February Sale Note: I will have some new items for sale February 2, 2015 starting at 8pm EST at I am very excited about these latest pieces, so enjoy! 

Sunday, January 11, 2015

In A New Year

We have entered recently into a new year, and I have found it is time to blog again. I am a bit ashamed at my absence from this blog. Being in the last year of my graduate studies, the semester was even more taxing and intense than those before. I have mostly recovered thanks to some time with family and some time to get back to ink and watercolor.  

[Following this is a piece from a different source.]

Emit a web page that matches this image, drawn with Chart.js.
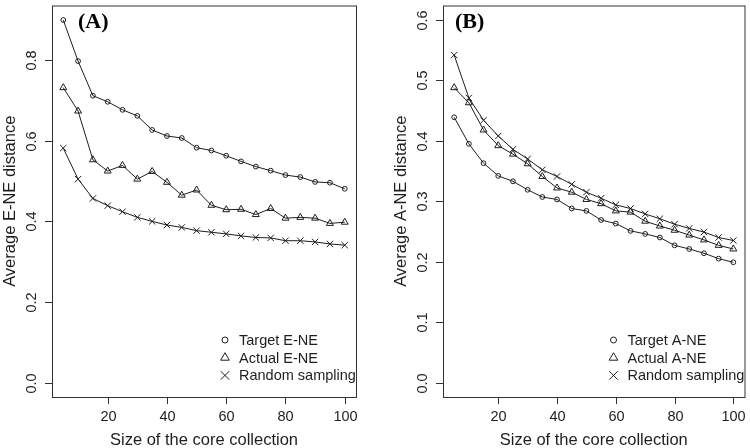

I feel I must have a little reflection and recap of From Our Hands and Hearts, the November folk art show put together by two of my favorite artists (my mother, Rebekah L. Smith and Lori Ann Corelis). The show was simply amazing. I was grateful to get to meet some of you who have kindly commented here and pinned my art. It was bustling and busy, a whirlwind of activity, with an atmosphere of Christmases past. My work was so graciously received by both the other artists and by those who attended the show. For those who took a piece of mine home, I hope my humble skills have brought a little joy into your house. I am grateful for my family's help, especially my mom in giving me the opportunity to be a part of the show. I am also grateful for my boyfriend, the engineer who bravely forayed into a world unknown (art shows), doing my sales for the day and making an urgent Kelsey-forgot-something-important run. Altogether I had a lovely time and cannot wait to do it again this year!

In the meantime, I will be doing a web show with my mother in February. I do not have a date for it yet, but I will let you all know. To make up for a long silence here, I have included some sneak peeks once again of things you will be seeing on the website come February. Warm wishes to all as we brave the winter, finding joy in our tea, our books, and our art, whatever your art may be.